Loreen anak Bunya was an Iban living in Miri. She first learned of the Church when her sister Ranjerlin met an American couple on the bus and agreed to let them come visit their home. On the fourth visit, the couple began talking to Loreen about their church. “They were surprised at me because each time they came I always ask, ‘What Church?’” Loreen remembered. “The name was way too long and I always forget it.” She was interested in what the missionaries taught but wasn’t sure if she could take it seriously.

“I studied the gospel from the fall of 1996 until April 6, 1997, and that is when I got baptized because I learn it can change my life,” Loreen said.

Loreen saw the Lord’s hand in her life in the help she received in raising her children. Her son Kevin stopped going to school when he was 9 years old. For four years, he stayed home. When he was 12 years old, around the time they met the missionaries, “he didn’t know how to write or read or study.” After their baptism, a succession of senior missionary couples spent time with Kevin.

“He followed them where they go,” said Loreen. “One day Elder and Sister Folsom are shopping with Kevin, and they ask if he wanted to go back to school, and he says yes. They go to school after four years of him being gone and ask the secretary to find his papers to put him back in. I go before many times, and every time they tell me the papers are gone. But the white people go and they find them with no problem. Scared of the white people, I think. Kevin goes back to school and graduates. This is my miracle from this Church.”

After a year and a half, Loreen encountered difficulties in her marriage, and her sister stopped attending church. For two years, it was easier for Loreen to stay home or go out with friends. One night, Kevin asked her what she thought was right and what she wanted her children to do. “Sunday morning I woke up and decided to go to church again for first time in a long time,” she said. “After that I can know and feel the Spirit.”

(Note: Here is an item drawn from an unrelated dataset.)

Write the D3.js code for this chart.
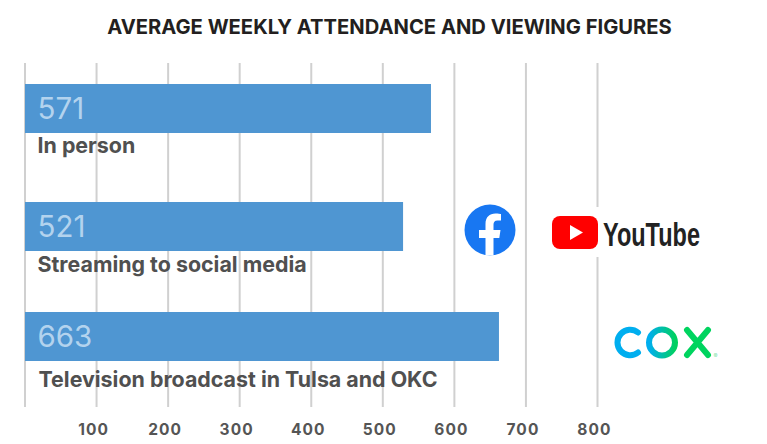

Loreen’s daughter, Gloria Geramong, had also distanced herself from the Church for a period of time. But eventually, she said, “I made my decision to search and build my own testimony.” Difficult trials were “just like a test that we always took in school,” she thought. “We need to take and pass in the trial in order to move on in this life, and it will make us strong.” Gloria is among the first generation of Ibans to attend university, studying at the University of Kuala Lumpur.

“I am alone with my children and raised them by myself,” Loreen said proudly in 2011, then serving as Relief Society president of her Miri branch. “Now they are grown up.”